Typhoons often do the most damage on low coral islands which are sometimes inundated with waves that can reach a height of 30 meters at sea and storm surges that sweep water across the entire island, annihilating every tree and hut in their path. Modern buildings and houses with cinder block walls and metal roofs are usually strong enough to withstand the winds of strong typhoons but thatched-roof huts and shanties are easily blown over or crushed by falling trees. Palm trees also blow over pretty easily because they don't have a deep root system.


Long term damage and hardships from typhoons are caused by sickness and starvation as water supplies become contaminated; cholera and dysentery; poisonous snakes flooded out of their dens; damaged crops and stored food; and the disruption or destruction of transportation routes used to bring in relief supplies. Over the longer term fields and agricultural land may be is destroyed and rivers may be rerouted. Where factories are washed away and infrastructure is damaged, people may begin migrating out. In poor countries there is inevitably not enough money to fix everything.

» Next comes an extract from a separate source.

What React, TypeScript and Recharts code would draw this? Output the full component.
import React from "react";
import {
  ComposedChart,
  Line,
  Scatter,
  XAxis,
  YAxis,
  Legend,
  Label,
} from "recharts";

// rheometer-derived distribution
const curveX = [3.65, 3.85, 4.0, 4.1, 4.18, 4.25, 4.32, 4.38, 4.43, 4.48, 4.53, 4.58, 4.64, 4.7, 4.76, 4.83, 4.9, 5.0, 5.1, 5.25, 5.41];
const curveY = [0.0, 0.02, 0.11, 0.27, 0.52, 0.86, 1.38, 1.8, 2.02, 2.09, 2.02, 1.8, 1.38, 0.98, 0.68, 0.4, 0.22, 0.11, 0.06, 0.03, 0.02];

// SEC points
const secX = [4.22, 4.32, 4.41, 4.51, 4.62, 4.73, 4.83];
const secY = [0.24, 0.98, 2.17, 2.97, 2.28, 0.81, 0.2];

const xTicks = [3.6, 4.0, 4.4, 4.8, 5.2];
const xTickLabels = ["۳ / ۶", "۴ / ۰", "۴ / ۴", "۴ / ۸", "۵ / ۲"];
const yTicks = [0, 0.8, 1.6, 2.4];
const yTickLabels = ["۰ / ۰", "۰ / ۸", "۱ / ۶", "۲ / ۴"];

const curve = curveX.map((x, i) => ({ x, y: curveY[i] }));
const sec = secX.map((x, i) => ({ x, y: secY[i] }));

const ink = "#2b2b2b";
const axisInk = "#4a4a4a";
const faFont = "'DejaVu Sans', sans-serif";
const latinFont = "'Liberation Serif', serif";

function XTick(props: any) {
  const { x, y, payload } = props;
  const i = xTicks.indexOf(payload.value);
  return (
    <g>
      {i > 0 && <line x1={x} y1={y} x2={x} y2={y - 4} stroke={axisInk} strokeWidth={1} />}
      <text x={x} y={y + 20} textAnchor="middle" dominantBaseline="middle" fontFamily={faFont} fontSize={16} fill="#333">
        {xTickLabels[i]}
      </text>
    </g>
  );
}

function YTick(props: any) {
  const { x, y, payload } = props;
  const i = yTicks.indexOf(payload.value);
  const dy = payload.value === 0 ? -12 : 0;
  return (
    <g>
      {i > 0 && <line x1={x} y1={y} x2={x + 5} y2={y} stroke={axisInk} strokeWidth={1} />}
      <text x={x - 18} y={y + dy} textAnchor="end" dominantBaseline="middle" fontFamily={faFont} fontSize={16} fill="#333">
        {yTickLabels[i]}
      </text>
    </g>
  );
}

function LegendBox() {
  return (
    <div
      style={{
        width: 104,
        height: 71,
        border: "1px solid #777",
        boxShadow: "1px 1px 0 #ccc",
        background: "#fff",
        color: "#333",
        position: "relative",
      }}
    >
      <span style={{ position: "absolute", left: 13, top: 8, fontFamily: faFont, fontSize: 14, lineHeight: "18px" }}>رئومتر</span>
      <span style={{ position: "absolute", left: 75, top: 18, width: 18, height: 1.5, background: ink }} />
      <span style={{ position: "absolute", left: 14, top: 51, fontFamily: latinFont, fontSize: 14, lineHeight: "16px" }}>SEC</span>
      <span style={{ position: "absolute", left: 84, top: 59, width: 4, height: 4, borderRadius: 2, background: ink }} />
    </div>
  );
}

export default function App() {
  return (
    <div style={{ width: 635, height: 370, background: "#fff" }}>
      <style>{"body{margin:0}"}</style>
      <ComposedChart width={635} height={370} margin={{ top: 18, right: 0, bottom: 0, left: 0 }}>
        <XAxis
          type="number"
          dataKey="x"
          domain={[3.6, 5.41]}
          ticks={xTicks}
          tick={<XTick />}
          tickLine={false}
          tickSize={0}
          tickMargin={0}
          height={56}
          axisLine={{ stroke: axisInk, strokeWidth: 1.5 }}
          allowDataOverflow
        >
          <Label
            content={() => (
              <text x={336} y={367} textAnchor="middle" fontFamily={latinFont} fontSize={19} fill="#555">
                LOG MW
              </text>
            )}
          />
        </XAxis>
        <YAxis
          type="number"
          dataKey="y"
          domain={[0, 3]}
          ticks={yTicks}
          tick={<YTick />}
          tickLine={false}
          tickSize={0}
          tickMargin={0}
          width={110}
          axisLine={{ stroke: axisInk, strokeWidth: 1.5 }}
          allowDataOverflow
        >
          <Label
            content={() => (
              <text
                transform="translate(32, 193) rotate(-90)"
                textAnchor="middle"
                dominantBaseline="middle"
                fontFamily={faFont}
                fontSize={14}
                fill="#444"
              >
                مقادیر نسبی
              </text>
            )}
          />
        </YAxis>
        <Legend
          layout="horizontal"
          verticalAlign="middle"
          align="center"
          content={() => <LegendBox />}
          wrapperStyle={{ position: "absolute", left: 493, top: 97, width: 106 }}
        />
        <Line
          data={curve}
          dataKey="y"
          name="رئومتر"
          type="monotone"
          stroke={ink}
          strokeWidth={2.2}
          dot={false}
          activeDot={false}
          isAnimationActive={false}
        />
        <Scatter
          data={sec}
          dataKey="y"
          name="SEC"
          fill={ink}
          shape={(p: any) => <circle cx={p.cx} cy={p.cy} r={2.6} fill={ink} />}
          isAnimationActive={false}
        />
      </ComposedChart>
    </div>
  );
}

The danger from typhoons increases with time as coastal areas become more developed and urban areas sink as result of the drawing of underground water. Global warming is predicted to raise sea levels, making the situation even direr.


There are examples of typhoons and hurricanes striking certain areas and dramatically altering the coastline. Barrier island are particularly vulnerable, there are cases of such island that were formed thousands of years ago that have been whittled down to islets and remnants in 150 years by storms, subsiding land and rising sea levels.